Ya de vuelta de las vacaciones, me gustaría traer a la reflexión algo que ha sucedido en ellas.
Llevamos mucho tiempo arrastrando una sequia que hace que, incluso aquellos que menos gustan de este fenómeno, lleguen a anhelarlo. Daba pena ver los campos secos y las cosechas perdidas, por no hablar de esa escasez de agua que afecta incluso al propio ánimo. Y entonces llega la época de Semana Santa; un tiempo en el que muchos desean disfrutar de unas vacaciones al sol e incluso dándose algún que otro chapuzón en la playa. También los hay que, siguiendo la tradición, esperan con ilusión ver salir el paso de Semana Santa de su devoción en las diversas procesiones que se celebran por toda España. Y ¿qué ocurre entonces? ¡Que llueve!
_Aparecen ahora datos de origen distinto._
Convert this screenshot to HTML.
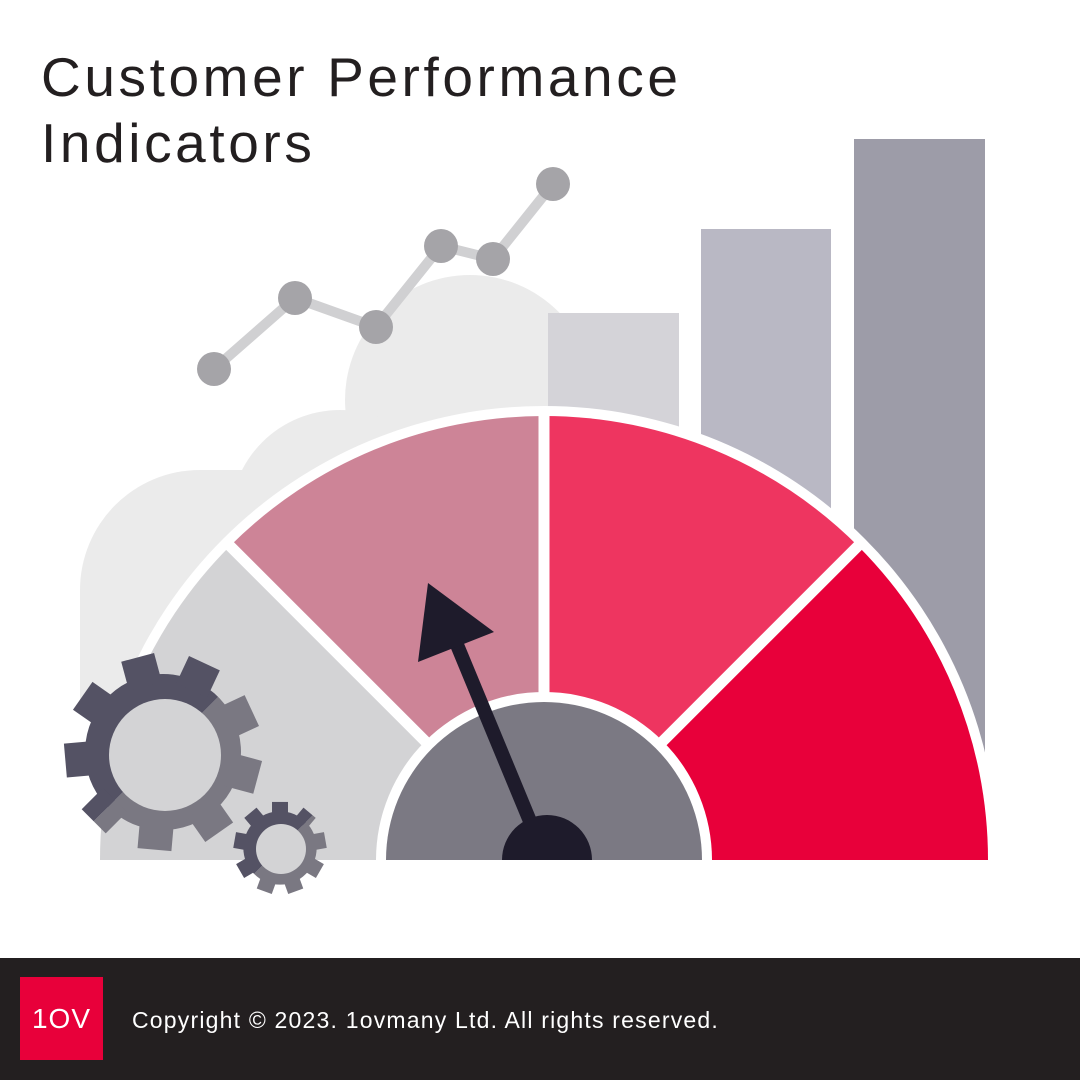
<!DOCTYPE html>
<html><head><meta charset="utf-8"><style>
html,body{margin:0;padding:0;background:#fff;}
body{width:1080px;height:1080px;position:relative;overflow:hidden;font-family:"Liberation Sans",sans-serif;}
.title{position:absolute;left:41px;top:44px;font-size:55px;line-height:66px;color:#231f20;letter-spacing:3.6px;}
.footer{position:absolute;left:0;top:958px;width:1080px;height:122px;background:#231f20;}
.logo{position:absolute;left:20px;top:19px;width:83px;height:83px;background:#e8003a;color:#fff;font-size:28px;text-align:center;line-height:83px;letter-spacing:1px;}
.copy{position:absolute;left:132px;top:49px;color:#fff;font-size:23px;letter-spacing:1.2px;}
</style></head><body>
<svg width="1080" height="958" style="position:absolute;left:0;top:0">
<g fill="#ebebeb">
<circle cx="200" cy="590" r="120"/>
<circle cx="470" cy="400" r="125"/>
<circle cx="340" cy="520" r="110"/>
<rect x="200" y="470" width="350" height="240"/>
<rect x="80" y="590" width="200" height="120"/>
</g>
<rect x="548" y="313" width="131" height="547" fill="#d4d3d8"/>
<rect x="701" y="229" width="130" height="631" fill="#b9b8c4"/>
<rect x="854" y="139" width="131" height="721" fill="#9d9ca8"/>
<polyline points="214,369 295,298 376,327 441,246 493,259 553,184" fill="none" stroke="#d0d0d2" stroke-width="10"/>
<g fill="#a5a4a8">
<circle cx="214" cy="369" r="17"/><circle cx="295" cy="298" r="17"/><circle cx="376" cy="327" r="17"/>
<circle cx="441" cy="246" r="17"/><circle cx="493" cy="259" r="17"/><circle cx="553" cy="184" r="17"/>
</g>
<path d="M90,860 A454,454 0 0 1 998,860 Z" fill="#fff"/>
<path d="M544,860 L100,860 A444,444 0 0 1 230,546 Z" fill="#d3d3d5"/>
<path d="M544,860 L230,546 A444,444 0 0 1 544,416 Z" fill="#cd8497"/>
<path d="M544,860 L544,416 A444,444 0 0 1 858,546 Z" fill="#ee3560"/>
<path d="M544,860 L858,546 A444,444 0 0 1 988,860 Z" fill="#e8003a"/>
<g stroke="#fff" stroke-width="11">
<line x1="544" y1="860" x2="225" y2="541"/>
<line x1="544" y1="860" x2="544" y2="410"/>
<line x1="544" y1="860" x2="863" y2="541"/>
</g>
<rect x="80" y="860" width="930" height="20" fill="#fff"/>
<path d="M376,860 A168,168 0 0 1 712,860 Z" fill="#fff"/>
<path d="M386,860 A158,158 0 0 1 702,860 Z" fill="#7b7983"/>
<line x1="544" y1="855" x2="455" y2="640" stroke="#1e1b2b" stroke-width="14"/>
<polygon points="428,583 418,662 494,632" fill="#1e1b2b"/>
<path d="M502,860 A45,45 0 0 1 592,860 Z" fill="#1e1b2b"/>
<defs>
<clipPath id="tl"><polygon points="-200,-200 200,-200 -200,200"/></clipPath>
<clipPath id="br"><polygon points="200,-200 200,200 -200,200"/></clipPath>
<g id="gear">
<circle r="78"/>
<g>
<rect x="-17" y="-98" width="34" height="30" transform="rotate(0)"/>
<rect x="-17" y="-98" width="34" height="30" transform="rotate(40)"/>
<rect x="-17" y="-98" width="34" height="30" transform="rotate(80)"/>
<rect x="-17" y="-98" width="34" height="30" transform="rotate(120)"/>
<rect x="-17" y="-98" width="34" height="30" transform="rotate(160)"/>
<rect x="-17" y="-98" width="34" height="30" transform="rotate(200)"/>
<rect x="-17" y="-98" width="34" height="30" transform="rotate(240)"/>
<rect x="-17" y="-98" width="34" height="30" transform="rotate(280)"/>
<rect x="-17" y="-98" width="34" height="30" transform="rotate(320)"/>
</g>
</g>
</defs>
<g transform="translate(163,752)">
<g clip-path="url(#br)"><use href="#gear" fill="#7a7882" transform="rotate(-15)"/></g>
<g clip-path="url(#tl)"><use href="#gear" fill="#545264" transform="rotate(-15)"/></g>
</g>
<circle cx="165" cy="755" r="56" fill="#d3d3d5"/>
<g transform="translate(280,848) scale(0.47)">
<g clip-path="url(#br)"><use href="#gear" fill="#7a7882"/></g>
<g clip-path="url(#tl)"><use href="#gear" fill="#545264"/></g>
</g>
<circle cx="281" cy="849" r="25" fill="#d3d3d5"/>
</svg>
<div class="title">Customer Performance<br>Indicators</div>
<div class="footer"><div class="logo">1OV</div><div class="copy">Copyright © 2023. 1ovmany Ltd. All rights reserved.</div></div>
</body></html>
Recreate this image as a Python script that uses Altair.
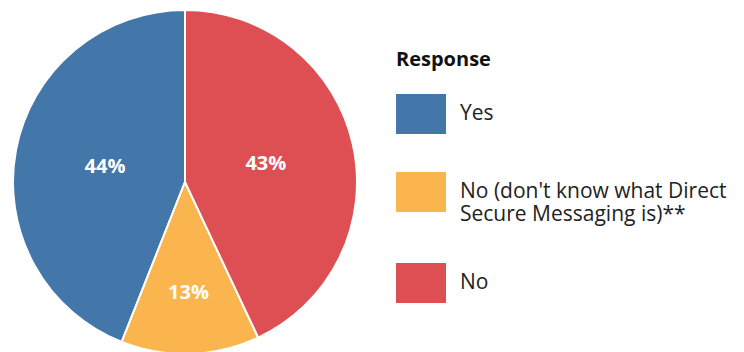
import altair as alt
import pandas as pd

categories = ["Yes", "No (don't know what Direct Secure Messaging is)**", "No"]
values = [44, 13, 43]
labels = ["44%", "13%", "43%"]
stack_order = [3, 2, 1]
colors = ["#4376A9", "#FBB54F", "#DE4F54"]

df = pd.DataFrame({"Response": categories, "value": values, "label": labels, "ord": stack_order})

FONT = "Open Sans"
CX, CY, R = 185, 182, 172

label_expr = (
    "datum.label == \"" + categories[1] + "\" ? "
    "['No (don\\'t know what Direct', 'Secure Messaging is)**'] : datum.label"
)

pie = alt.Chart(df).mark_arc(radius=R, stroke="white", strokeWidth=2).encode(
    theta=alt.Theta("value:Q", stack=True),
    order=alt.Order("ord:Q"),
    x=alt.value(CX),
    y=alt.value(CY),
    color=alt.Color(
        "Response:N",
        scale=alt.Scale(domain=categories, range=colors),
        legend=alt.Legend(
            title="Response",
            orient="none",
            legendX=396,
            legendY=50,
            symbolType="M-1,-0.8H1V0.8H-1Z",
            symbolSize=2500,
            symbolStrokeWidth=0,
            symbolOpacity=1,
            labelFontSize=21,
            labelFont=FONT,
            labelColor="#222222",
            labelLimit=400,
            labelOffset=14,
            labelExpr=label_expr,
            titleFontSize=20,
            titleFont=FONT,
            titleFontWeight="bold",
            titleColor="#111111",
            titlePadding=19,
            rowPadding=33,
        ),
    ),
)

# labels sit at the geometric centroid of each sector
text = (
    alt.Chart(df)
    .transform_window(cum="sum(value)", sort=[alt.SortField("ord")], frame=[None, 0])
    .transform_joinaggregate(total="sum(value)")
    .transform_calculate(
        mid="(datum.cum - datum.value / 2) / datum.total",
        half="PI * datum.value / datum.total",
    )
    .transform_calculate(lr=f"2 * {R} * sin(datum.half) / (3 * datum.half)")
    .mark_text(font=FONT, fontSize=20, fontWeight="bold", color="white")
    .encode(
        theta=alt.Theta("mid:Q", scale=alt.Scale(domain=[0, 1]), stack=None),
        radius=alt.Radius("lr:Q", scale=None),
        x=alt.value(CX),
        y=alt.value(CY),
        text="label:N",
    )
)

chart = (
    alt.layer(pie, text)
    .resolve_scale(theta="independent")
    .properties(width=744, height=352, autosize=alt.AutoSizeParams(type="none"), padding=0)
    .configure_view(stroke=None)
)

chart.save("out.html", embed_options={"renderer": "svg", "actions": False})
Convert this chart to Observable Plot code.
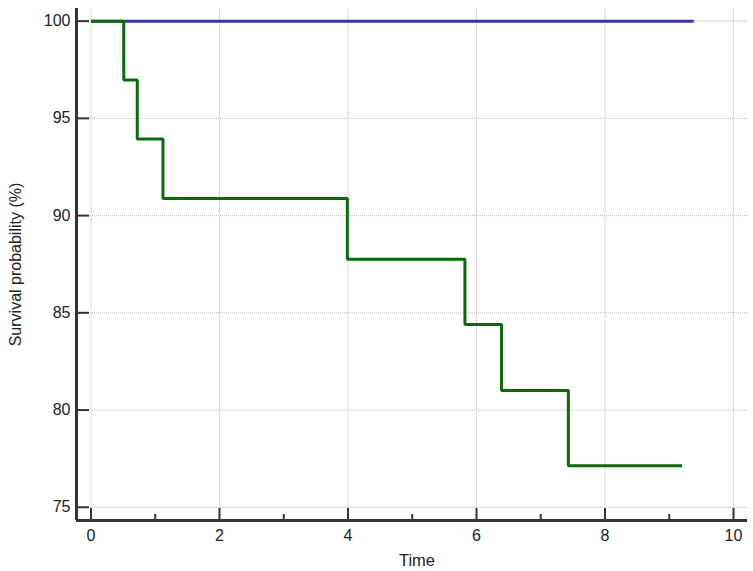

Por fin, tras meses de sequía, el cielo descarga agua por aquí y por allá, sin tener en cuenta la fiesta de muchos.... O quizá precisamente por eso. Sí, porque me pregunto si acaso no habremos sabido ver las bendiciones que aportó esta anhelada lluvia y nos quedamos sólo en los obstáculos para nuestra felicidad momentánea. Es verdad que si no hubiera llovido, quienes buscaron playa habrían disfrutado de muchos mejores baños de lo que realmente sucedió; también es cierto que sin lluvia muchas procesiones no se hubieran anulado y los lloros de muchos cofrades no habrían existido (al menos por esa razón, dando paso únicamente a los provocados por la emoción). Pero, ¿qué ocurre? ¿Estamos tan ciegos que preferimos sacrificar un beneficio a la larga por un placer momentáneo?
Creo que no supimos ver la bendición del cielo en forma de agua, y me pregunto si no sucederá eso mismo con la muerte de Cristo, que nos quedamos en el drama y no sabemos trascender sobre los beneficios; que nos quedamos en la Pasión y no sabemos contemplar y vivir la Resurrección. ¿No será hora de que aprendamos a hacerlo? ¿No aprenderemos nunca a desprendernos de la tristeza y de la queja del momento para vivir la plenitud de la vida bendecida por Dios?